8 Ill. App. 3d 110 | Ill. App. Ct. | 1972
delivered the opinion of the court:
This appeal is to review a judgment that convicted defendant of indecent liberties with a child. A two-count indictment charged that he had sexual intercourse with an 11-year-old girl; and with intent to arouse and satisfy his sexual desires and those of the child, he lewdly fondled and touched her.
To reverse, defendant contends that errors of law were committed when the trial court denied him a physical examination of the complaining child, refused to allow his expert witness to answer a hypothetical question, admitted a conversation between the child and her mother, permitted the complaining child to testify concerning alleged prior sex incidents with him, refused to take judicial notice of a fact and admitted improper evidence. We have examined defendant’s contentions and determine that the trial court did not commit error. An opinion discussing the legal questions generated by these contentions would have no precedential value because they have been decided in other cases. See People v. Glover, 49 Ill.2d 78, 273 N.E.2d 367; People v. Moretti, 6 Ill.2d 494, 129 N.E.2d 709; People v. Hill, 60 Ill.App.2d 239, 208 N.E.2d 662; People v. Sanders, 2 Ill.App.3d 82, 275 N.E.2d 750; People v. Cunningham, 132 Ill. App.2d 519, 270 N.E.2d 147; People v. Holloman, 46 Ill.2d 311, 263 N.E. 2d 7.
Defendant contends that the State knowingly relied on false testimony to obtain his conviction. In our judgment, the record does not support this contention. See People v. Grayson, 29 Ill.2d 229, 193 N.E.2d 801.

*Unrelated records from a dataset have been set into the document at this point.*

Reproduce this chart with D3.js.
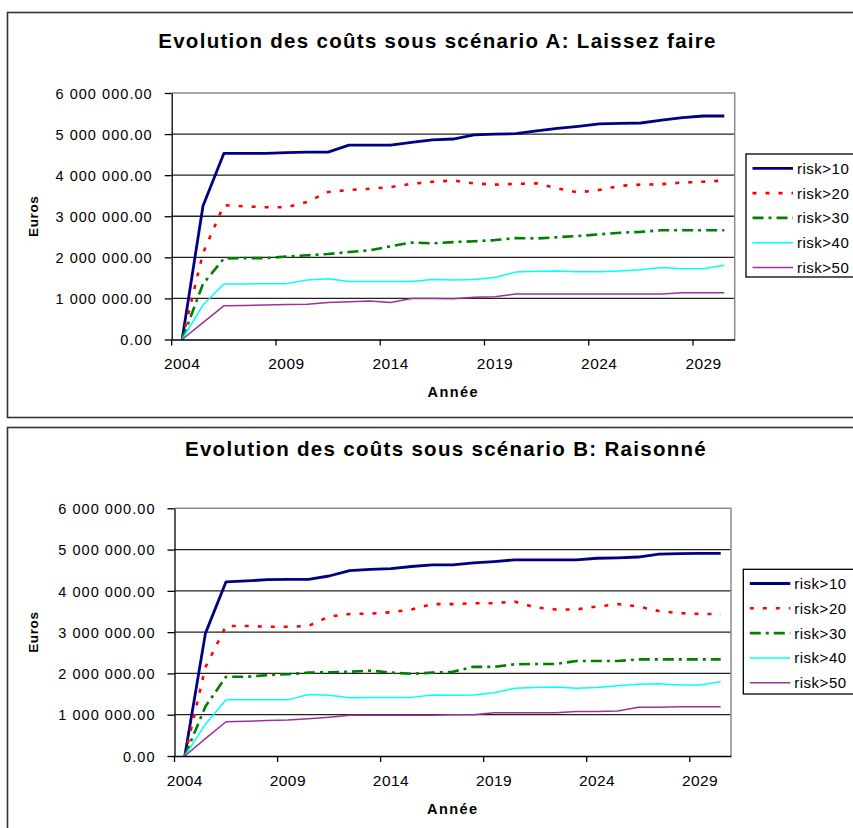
<!DOCTYPE html>
<html>
<head>
<meta charset="utf-8">
<script src="https://cdn.jsdelivr.net/npm/d3@7"></script>
<style>
  html, body { margin: 0; padding: 0; background: #fff; }
  svg { display: block; }
</style>
</head>
<body>
<svg id="chart" width="853" height="828"></svg>
<script>
// Categories (years) and the labelled years on the x axis
const years = [2004, 2005, 2006, 2007, 2008, 2009, 2010, 2011, 2012, 2013, 2014, 2015, 2016, 2017,
               2018, 2019, 2020, 2021, 2022, 2023, 2024, 2025, 2026, 2027, 2028, 2029, 2030];
const yearLabels = [2004, 2009, 2014, 2019, 2024, 2029];
const yTicks = [0, 1000000, 2000000, 3000000, 4000000, 5000000, 6000000];
const seriesNames = ["risk>10", "risk>20", "risk>30", "risk>40", "risk>50"];

// Scenario A: Laissez faire (euros)
const a_risk10 = [0, 3250000, 4530000, 4530000, 4530000, 4550000, 4560000, 4560000, 4730000, 4730000, 4730000, 4800000, 4860000, 4880000,
                  4980000, 5000000, 5010000, 5080000, 5140000, 5190000, 5250000, 5260000, 5270000, 5340000, 5400000, 5440000, 5440000];
const a_risk20 = [0, 2100000, 3270000, 3240000, 3220000, 3220000, 3350000, 3590000, 3640000, 3670000, 3710000, 3790000, 3840000, 3870000,
                  3800000, 3770000, 3790000, 3800000, 3680000, 3580000, 3640000, 3740000, 3770000, 3780000, 3820000, 3840000, 3870000];
const a_risk30 = [0, 1350000, 1970000, 1980000, 1980000, 2020000, 2050000, 2080000, 2130000, 2170000, 2270000, 2360000, 2340000, 2370000,
                  2390000, 2420000, 2470000, 2460000, 2490000, 2520000, 2560000, 2600000, 2620000, 2660000, 2660000, 2660000, 2660000];
const a_risk40 = [0, 840000, 1350000, 1350000, 1360000, 1360000, 1450000, 1480000, 1410000, 1410000, 1410000, 1410000, 1460000, 1450000,
                  1460000, 1510000, 1640000, 1660000, 1670000, 1650000, 1650000, 1670000, 1700000, 1750000, 1720000, 1720000, 1810000];
const a_risk50 = [0, 410000, 820000, 830000, 840000, 850000, 860000, 900000, 920000, 940000, 900000, 1000000, 1000000, 990000,
                  1030000, 1040000, 1110000, 1110000, 1110000, 1110000, 1110000, 1110000, 1110000, 1110000, 1140000, 1140000, 1140000];

// Scenario B: Raisonné (euros)
const b_risk10 = [0, 2970000, 4220000, 4240000, 4270000, 4280000, 4280000, 4360000, 4490000, 4520000, 4540000, 4590000, 4630000, 4630000,
                  4680000, 4710000, 4750000, 4750000, 4750000, 4750000, 4790000, 4800000, 4820000, 4890000, 4900000, 4910000, 4910000];
const b_risk20 = [0, 2150000, 3150000, 3150000, 3130000, 3130000, 3150000, 3380000, 3440000, 3450000, 3480000, 3550000, 3680000, 3680000,
                  3700000, 3700000, 3740000, 3600000, 3550000, 3550000, 3620000, 3680000, 3620000, 3510000, 3460000, 3440000, 3440000];
const b_risk30 = [0, 1200000, 1920000, 1920000, 1960000, 1980000, 2020000, 2030000, 2040000, 2070000, 2020000, 1990000, 2020000, 2040000,
                  2160000, 2160000, 2220000, 2230000, 2230000, 2300000, 2300000, 2300000, 2340000, 2340000, 2340000, 2340000, 2340000];
const b_risk40 = [0, 770000, 1360000, 1360000, 1360000, 1360000, 1490000, 1470000, 1410000, 1420000, 1420000, 1420000, 1480000, 1470000,
                  1480000, 1530000, 1640000, 1660000, 1670000, 1640000, 1660000, 1700000, 1740000, 1750000, 1720000, 1720000, 1800000];
const b_risk50 = [0, 420000, 830000, 840000, 860000, 870000, 900000, 940000, 990000, 990000, 990000, 990000, 990000, 1000000,
                  1000000, 1050000, 1050000, 1050000, 1050000, 1080000, 1080000, 1090000, 1180000, 1180000, 1190000, 1190000, 1190000];

// Line styles per series
const seriesStyles = [
  { color: "#000080", width: 2.8, dash: null },
  { color: "#ff0000", width: 2.6, dash: "4,9" },
  { color: "#008000", width: 2.6, dash: "11,5,3,5" },
  { color: "#00ffff", width: 1.5, dash: null },
  { color: "#993399", width: 1.5, dash: null }
];

const FONT = "'Liberation Sans', Arial, Helvetica, sans-serif";
const fmtEuro = v => d3.format(",.2f")(v).replace(/,/g, " ");

const svg = d3.select("#chart");

function drawChart(cfg) {
  const g = svg.append("g");

  const x = d3.scaleBand().domain(years).range([cfg.left, cfg.right]).padding(0);
  const y = d3.scaleLinear().domain([0, 6000000]).range([cfg.bottom, cfg.top]);
  const bw = x.bandwidth();

  // Outer chart frame
  g.append("rect")
    .attr("x", 7.5).attr("y", cfg.frameTop)
    .attr("width", 900).attr("height", cfg.frameHeight)
    .attr("fill", "#fff").attr("stroke", "#333").attr("stroke-width", 1.6);

  // Title
  g.append("text")
    .attr("x", cfg.titleX).attr("y", cfg.titleY)
    .attr("text-anchor", "middle")
    .attr("font-family", FONT).attr("font-weight", "bold")
    .attr("font-size", 20.5).attr("letter-spacing", 1.3)
    .attr("fill", "#000")
    .text(cfg.title);

  // Horizontal gridlines
  g.append("g").selectAll("line")
    .data(yTicks.filter(v => v > 0 && v < 6000000))
    .join("line")
    .attr("x1", cfg.left).attr("x2", cfg.right)
    .attr("y1", d => y(d)).attr("y2", d => y(d))
    .attr("stroke", "#222").attr("stroke-width", 1.3);

  // Plot area border (top and right)
  g.append("path")
    .attr("d", `M${cfg.left},${y(6000000)}H${cfg.right}V${y(0)}`)
    .attr("fill", "none").attr("stroke", "#8a8a8a").attr("stroke-width", 1.5);

  // Series lines
  const line = d3.line()
    .x((d, i) => x(years[i]) + bw / 2)
    .y(d => y(d));

  cfg.series.forEach((vals, k) => {
    const st = seriesStyles[k];
    g.append("path")
      .datum(vals)
      .attr("d", line)
      .attr("fill", "none")
      .attr("stroke", st.color)
      .attr("stroke-width", st.width)
      .attr("stroke-linejoin", "round")
      .attr("stroke-dasharray", st.dash);
  });

  // X axis: ticks on category boundaries, labels centred on categories
  const xAxis = g.append("g")
    .attr("transform", `translate(0,${y(0)})`)
    .call(d3.axisBottom(x).tickValues(yearLabels).tickSize(6).tickSizeOuter(0));
  xAxis.select(".domain").attr("stroke", "#000").attr("stroke-width", 1.3);
  xAxis.selectAll(".tick line").attr("x1", -bw / 2).attr("x2", -bw / 2)
    .attr("stroke", "#000").attr("stroke-width", 1.3);
  xAxis.selectAll(".tick text")
    .attr("y", 29.5).attr("dy", null)
    .attr("font-family", FONT).attr("font-size", 15.5)
    .attr("letter-spacing", 0.4).attr("fill", "#000");

  // Y axis
  const yAxis = g.append("g")
    .attr("transform", `translate(${cfg.left},0)`)
    .call(d3.axisLeft(y).tickValues(yTicks).tickSize(7).tickSizeOuter(0).tickFormat(fmtEuro));
  yAxis.select(".domain").attr("stroke", "#000").attr("stroke-width", 1.3);
  yAxis.selectAll(".tick line").attr("stroke", "#000").attr("stroke-width", 1.3);
  yAxis.selectAll(".tick text")
    .attr("x", -19).attr("dy", "0.36em")
    .attr("font-family", FONT).attr("font-size", 14.5)
    .attr("letter-spacing", 1.05).attr("fill", "#000");

  // Axis titles
  g.append("text")
    .attr("x", (cfg.left + cfg.right) / 2).attr("y", y(0) + 57.5)
    .attr("text-anchor", "middle")
    .attr("font-family", FONT).attr("font-weight", "bold")
    .attr("font-size", 14.5).attr("letter-spacing", 1.4)
    .text("Année");

  g.append("text")
    .attr("transform", `translate(33,${(cfg.top + cfg.bottom) / 2}) rotate(-90)`)
    .attr("text-anchor", "middle").attr("dy", "0.36em")
    .attr("font-family", FONT).attr("font-weight", "bold")
    .attr("font-size", 13.5).attr("letter-spacing", 0.6)
    .text("Euros");

  // Legend
  const lg = g.append("g");
  lg.append("rect")
    .attr("x", cfg.legendX).attr("y", cfg.legendY)
    .attr("width", 200).attr("height", cfg.legendH)
    .attr("fill", "#fff").attr("stroke", "#000").attr("stroke-width", 1.3);
  seriesNames.forEach((name, k) => {
    const st = seriesStyles[k];
    const ry = cfg.legendRow0 + k * cfg.legendStep;
    lg.append("line")
      .attr("x1", cfg.legendX + 6.5).attr("x2", cfg.legendX + 47)
      .attr("y1", ry).attr("y2", ry)
      .attr("stroke", st.color).attr("stroke-width", st.width)
      .attr("stroke-dasharray", st.dash);
    lg.append("text")
      .attr("x", cfg.legendX + 51).attr("y", ry).attr("dy", "0.36em")
      .attr("font-family", FONT).attr("font-size", 15)
      .attr("letter-spacing", 0.5).attr("fill", "#000")
      .text(name);
  });
}

drawChart({
  title: "Evolution des coûts sous scénario A: Laissez faire",
  titleX: 437.5, titleY: 48,
  frameTop: 12.5, frameHeight: 405,
  left: 171.7, right: 734.7, top: 93, bottom: 339.5,
  legendX: 746, legendY: 154, legendH: 123,
  legendRow0: 168.3, legendStep: 24.8,
  series: [a_risk10, a_risk20, a_risk30, a_risk40, a_risk50]
});

drawChart({
  title: "Evolution des coûts sous scénario B: Raisonné",
  titleX: 446, titleY: 456,
  frameTop: 427.5, frameHeight: 420,
  left: 174.5, right: 731, top: 508.3, bottom: 756,
  legendX: 743.3, legendY: 569.3, legendH: 124.7,
  legendRow0: 583.5, legendStep: 24.8,
  series: [b_risk10, b_risk20, b_risk30, b_risk40, b_risk50]
});
</script>
</body>
</html>
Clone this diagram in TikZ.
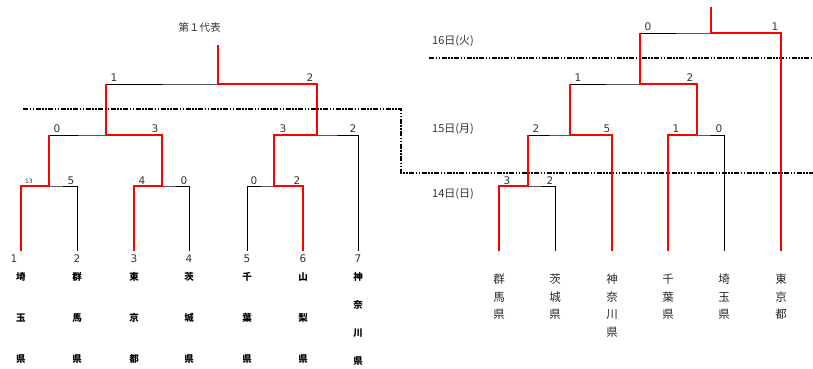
\documentclass[tikz,border=0pt]{standalone}
\usepackage{fontspec}
\setmainfont{DejaVu Sans}
\newfontfamily\jp{Noto Sans CJK JP}
\usetikzlibrary{positioning}

\tikzset{
  bk/.style={line width=0.9pt},
  win/.style={draw=red, line width=2.2pt},
  score/.style={font=\fontsize{10.5}{12}\selectfont, inner sep=0pt, text=black!80},
  lname/.style={font=\jp\bfseries\fontsize{9.5}{41}\selectfont, align=center, inner sep=0pt},
  rname/.style={font=\jp\fontsize{11.5}{17.5}\selectfont, align=center, inner sep=0pt, text=black!85},
  daylabel/.style={font=\jp\fontsize{11}{13}\selectfont, anchor=west, inner sep=0pt, text=black!80},
  daysep/.style={line width=2pt, dash pattern=on 5pt off 1.5pt on 1.5pt off 1.5pt on 1.5pt off 1.5pt},
}

\begin{document}
\begin{tikzpicture}[x=1pt,y=-1pt]
  \useasboundingbox (0,0) rectangle (813,369);

  % left bracket
  \foreach \i/\x in {1/21,2/77,3/134,4/189,5/247,6/303,7/358}
    \coordinate (L\i) at (\x,251);
  \coordinate (m1) at (49,186);
  \coordinate (m2) at (162,186);
  \coordinate (m3) at (274,186);
  \coordinate (s1) at (106,135);
  \coordinate (s2) at (317,135);
  \coordinate (f) at (218,84);
  \coordinate (top) at (218,45);

  \node[font=\jp\fontsize{10.5}{12}\selectfont, text=black!80] (title) at (199.5,27) {第１代表};

  \draw[bk] (L1) |- (m1) -| (L2);
  \draw[bk] (L3) |- (m2) -| (L4);
  \draw[bk] (L5) |- (m3) -| (L6);
  \draw[bk] (m1) |- (s1) -| (m2);
  \draw[bk] (m3) |- (s2) -| (L7);
  \draw[bk] (s1) |- (f) -| (s2);
  \draw[win] (L1) |- (m1) -- (m1 |- s1);
  \draw[win] (L3) |- (m2) |- (s1) -- (s1 |- f);
  \draw[win] (L6) |- (m3) |- (s2) |- (f) -- (top);

  \node[score] (p1) at (114,78) {1};
  \node[score] (p2) at (310,78) {2};
  \node[score] (p3) at (57,129) {0};
  \node[score] (p4) at (155,129) {3};
  \node[score] (p5) at (283,129) {3};
  \node[score] (p6) at (353,129) {2};
  \node[score, font=\fontsize{6}{7}\selectfont] (p7) at (29,181) {13};
  \node[score] (p8) at (71,181) {5};
  \node[score] (p9) at (142,181) {4};
  \node[score] (p10) at (184,181) {0};
  \node[score] (p11) at (254,181) {0};
  \node[score] (p12) at (297,181) {2};

  \node[score, below=4pt of L1, xshift=-7pt] (n1) {1};
  \node[score, below=4pt of L2] (n2) {2};
  \node[score, below=4pt of L3] (n3) {3};
  \node[score, below=4pt of L4] (n4) {4};
  \node[score, below=4pt of L5] (n5) {5};
  \node[score, below=4pt of L6] (n6) {6};
  \node[score, below=4pt of L7] (n7) {7};

  \node[lname, below=21pt of L1] (t1) {埼\\玉\\県};
  \node[lname, below=21pt of L2] (t2) {群\\馬\\県};
  \node[lname, below=21pt of L3] (t3) {東\\京\\都};
  \node[lname, below=21pt of L4] (t4) {茨\\城\\県};
  \node[lname, below=21pt of L5] (t5) {千\\葉\\県};
  \node[lname, below=21pt of L6] (t6) {山\\梨\\県};
  \node[lname, font=\jp\bfseries\fontsize{9.5}{28}\selectfont, below=21pt of L7] (t7) {神\\奈\\川\\県};

  % day separators
  \draw[daysep] (23,109) -- (401,109) -- (401,173) -- (813,173);
  \draw[daysep] (429,58) -- (813,58);

  \node[daylabel] (d16) at (432,41) {16日(火)};
  \node[daylabel] (d15) at (432,129) {15日(月)};
  \node[daylabel] (d14) at (432,194) {14日(日)};

  % right bracket
  \foreach \i/\x in {1/499,2/555,3/612,4/668,5/724,6/781}
    \coordinate (R\i) at (\x,251);
  \coordinate (a1) at (528,186);
  \coordinate (b1) at (570,135);
  \coordinate (b2) at (697,135);
  \coordinate (c) at (640,84);
  \coordinate (d) at (711,33);
  \coordinate (top2) at (711,7);

  \draw[bk] (R1) |- (a1) -| (R2);
  \draw[bk] (a1) |- (b1) -| (R3);
  \draw[bk] (R4) |- (b2) -| (R5);
  \draw[bk] (b1) |- (c) -| (b2);
  \draw[bk] (c) |- (d) -| (R6);
  \draw[win] (R1) |- (a1) -- (a1 |- b1);
  \draw[win] (R3) |- (b1) -- (b1 |- c);
  \draw[win] (R4) |- (b2) |- (c) -- (c |- d);
  \draw[win] (R6) |- (d) -- (top2);

  \node[score] (q1) at (648,27) {0};
  \node[score] (q2) at (775,27) {1};
  \node[score] (q3) at (578,78) {1};
  \node[score] (q4) at (690,78) {2};
  \node[score] (q5) at (536,129) {2};
  \node[score] (q6) at (607,129) {5};
  \node[score] (q7) at (676,129) {1};
  \node[score] (q8) at (719,129) {0};
  \node[score] (q9) at (507,181) {3};
  \node[score] (q10) at (550,181) {2};

  \node[rname, below=23pt of R1] (u1) {群\\馬\\県};
  \node[rname, below=23pt of R2] (u2) {茨\\城\\県};
  \node[rname, below=23pt of R3] (u3) {神\\奈\\川\\県};
  \node[rname, below=23pt of R4] (u4) {千\\葉\\県};
  \node[rname, below=23pt of R5] (u5) {埼\\玉\\県};
  \node[rname, below=23pt of R6] (u6) {東\\京\\都};
\end{tikzpicture}
\end{document}
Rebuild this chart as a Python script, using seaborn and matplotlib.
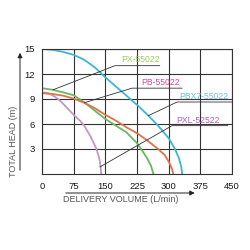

Defendant contends that the closing argument of the two assistant State’s Attorneys prejudiced his right to a fair trial. It is settled, however, that where evidence of guilt is clear and convincing, a conviction will not be reversed because of improper argument by a prosecuting attorney unless it appears that the argument may have influenced the result or the verdict would have been otherwise had the argument not been made. (People v. Tyson, 130 Ill.App.2d 140, 264 N.E.2d 403.) Defendant does not show how he was prejudiced by the argument; nor does he show that the argument influenced the result in the case or that the verdict would have been otherwise had it not been made. See People v. Hines, 30 Ill.2d 152, 195 N.E.2d 712.
Defendant contends that the evidence is insufficient to sustain his conviction. We have examined the record and find that the evidence is not so unsatisfactory as to leave a reasonable doubt as to defendant’s guilt. (See People v. Dorsey, 57 Ill.App.2d 389, 206 N.E.2d 762; People v. Wendt, 104 Ill.App.2d 192, 244 N.E.2d 384; People v. Henderson, 119 Ill.App.2d 403, 256 N.E.2d 84.) Therefore, finding that no error of law appears in this record, and being satisfied that the evidence proved defendant guilty beyond a reasonable doubt, we affirm.
This opinion is filed and the cause disposed in compliance with Supreme Court Rule 23 (Ill. Rev. Stat. 1972, ch. 110A, par. 23), adopted effective January 31, 1972.
Judgment affirmed.
STAMOS, P. J., and SCHWARTZ, J., concur.
Ill. Rev. Stat. 1967, ch. 38, par. 11 — 4 (a) (1) (3).
“§ 11 — 4. Indecent Liberties with a Child
(a) Any person of the age of 17 years and upwards who performs or submits to any of the following acts with a child under the age of 16 commits indecent liberties with a child:
(1) Any act of sexual intercourse; or
* * *
(3) Any lewd fondling or touching of either the child or the person done or submitted to with the intent to arouse or to satisfy the sexual desires of either the child or the person or both.
e # e
(c) Penalty.
A person convicted of indecent liberties with a child shall be imprisoned in the penitentiary from 4 to 20 years.”